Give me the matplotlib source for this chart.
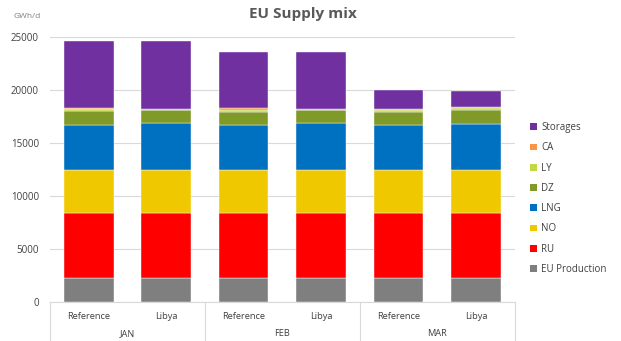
import numpy as np
import matplotlib
matplotlib.use("Agg")
import matplotlib.pyplot as plt
from matplotlib.patches import Patch

plt.rcParams['font.family'] = ['Open Sans', 'DejaVu Sans']

months = ['JAN', 'FEB', 'MAR']
scenarios = ['Reference', 'Libya']

# GWh/d, order: JAN Ref, JAN Libya, FEB Ref, FEB Libya, MAR Ref, MAR Libya
eu_prod = [2300, 2300, 2300, 2300, 2300, 2300]
ru = [6140, 6140, 6140, 6140, 6140, 6140]
no = [3980, 3980, 3980, 3980, 3980, 3980]
lng = [4330, 4480, 4290, 4450, 4260, 4420]
dz = [1260, 1270, 1270, 1300, 1290, 1260]
ly = [190, 0, 190, 0, 130, 180]
ca = [120, 60, 120, 60, 130, 110]
storages = [6350, 6440, 5340, 5400, 1770, 1540]

series = [('EU Production', eu_prod, '#7f7f7f'),
          ('RU', ru, '#ff0000'),
          ('NO', no, '#f0c800'),
          ('LNG', lng, '#0070c0'),
          ('DZ', dz, '#7f9a28'),
          ('LY', ly, '#c4d843'),
          ('CA', ca, '#f79646'),
          ('Storages', storages, '#7030a0')]

fig = plt.figure(figsize=(6.21, 3.41), dpi=100)
ax = fig.add_axes([0.0805, 0.1144, 0.7485, 0.7762])

x = np.arange(len(eu_prod))
bottom = np.zeros(len(x))
for name, vals, col in series:
    ax.bar(x, vals, width=0.64, bottom=bottom, color=col, label=name,
           edgecolor='white', linewidth=0.3, zorder=3)
    bottom += np.array(vals)

ax.set_xlim(-0.5, len(x) - 0.5)
ax.set_ylim(0, 25000)
ax.set_yticks(np.arange(0, 25001, 5000))
ax.tick_params(axis='y', length=0, labelsize=7, labelcolor='#404040', pad=8)
ax.set_xticks([])
ax.grid(axis='y', color='#d9d9d9', linewidth=0.8, zorder=0)
for s in ['top', 'right', 'left']:
    ax.spines[s].set_visible(False)
ax.spines['bottom'].set_color('#d9d9d9')

# two-level category axis
trans = ax.get_xaxis_transform()
for i in range(len(x)):
    ax.text(x[i], -0.055, scenarios[i % 2], transform=trans, ha='center',
            va='center', fontsize=6.7, color='#404040')
for j, m in enumerate(months):
    ax.text(2 * j + 0.5, -0.12, m, transform=trans, ha='center',
            va='center', fontsize=6.7, color='#404040')
for b in [-0.5, 1.5, 3.5, 5.5]:
    ax.plot([b, b], [0, -0.15], transform=trans, color='#d9d9d9',
            linewidth=0.8, clip_on=False)

fig.text(0.488, 0.958, 'EU Supply mix', fontsize=11, fontweight='bold',
         color='#595959', ha='center', va='center')
fig.text(0.022, 0.948, 'GWh/d', fontsize=6, color='#7f7f7f')

handles = [Patch(facecolor=c, label=n) for n, v, c in series][::-1]
fig.legend(handles=handles, loc='center left', bbox_to_anchor=(0.84, 0.418),
           frameon=False, fontsize=7, labelcolor='#404040',
           handlelength=0.7, handleheight=0.7, handletextpad=0.4,
           labelspacing=0.95)

fig.savefig('out.png', dpi=100)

SET PROBLEM: Transcribe the opening line of the listing above, please, and every line after it through the line with "ax = fig.add_axes([0.0805, 0.1144, 0.7485, 0.7762])", word for word, without pictures.

ANSWER FOR THE TASK:
Give me the matplotlib source for this chart.
import numpy as np
import matplotlib
matplotlib.use("Agg")
import matplotlib.pyplot as plt
from matplotlib.patches import Patch

plt.rcParams['font.family'] = ['Open Sans', 'DejaVu Sans']

months = ['JAN', 'FEB', 'MAR']
scenarios = ['Reference', 'Libya']

# GWh/d, order: JAN Ref, JAN Libya, FEB Ref, FEB Libya, MAR Ref, MAR Libya
eu_prod = [2300, 2300, 2300, 2300, 2300, 2300]
ru = [6140, 6140, 6140, 6140, 6140, 6140]
no = [3980, 3980, 3980, 3980, 3980, 3980]
lng = [4330, 4480, 4290, 4450, 4260, 4420]
dz = [1260, 1270, 1270, 1300, 1290, 1260]
ly = [190, 0, 190, 0, 130, 180]
ca = [120, 60, 120, 60, 130, 110]
storages = [6350, 6440, 5340, 5400, 1770, 1540]

series = [('EU Production', eu_prod, '#7f7f7f'),
          ('RU', ru, '#ff0000'),
          ('NO', no, '#f0c800'),
          ('LNG', lng, '#0070c0'),
          ('DZ', dz, '#7f9a28'),
          ('LY', ly, '#c4d843'),
          ('CA', ca, '#f79646'),
          ('Storages', storages, '#7030a0')]

fig = plt.figure(figsize=(6.21, 3.41), dpi=100)
ax = fig.add_axes([0.0805, 0.1144, 0.7485, 0.7762])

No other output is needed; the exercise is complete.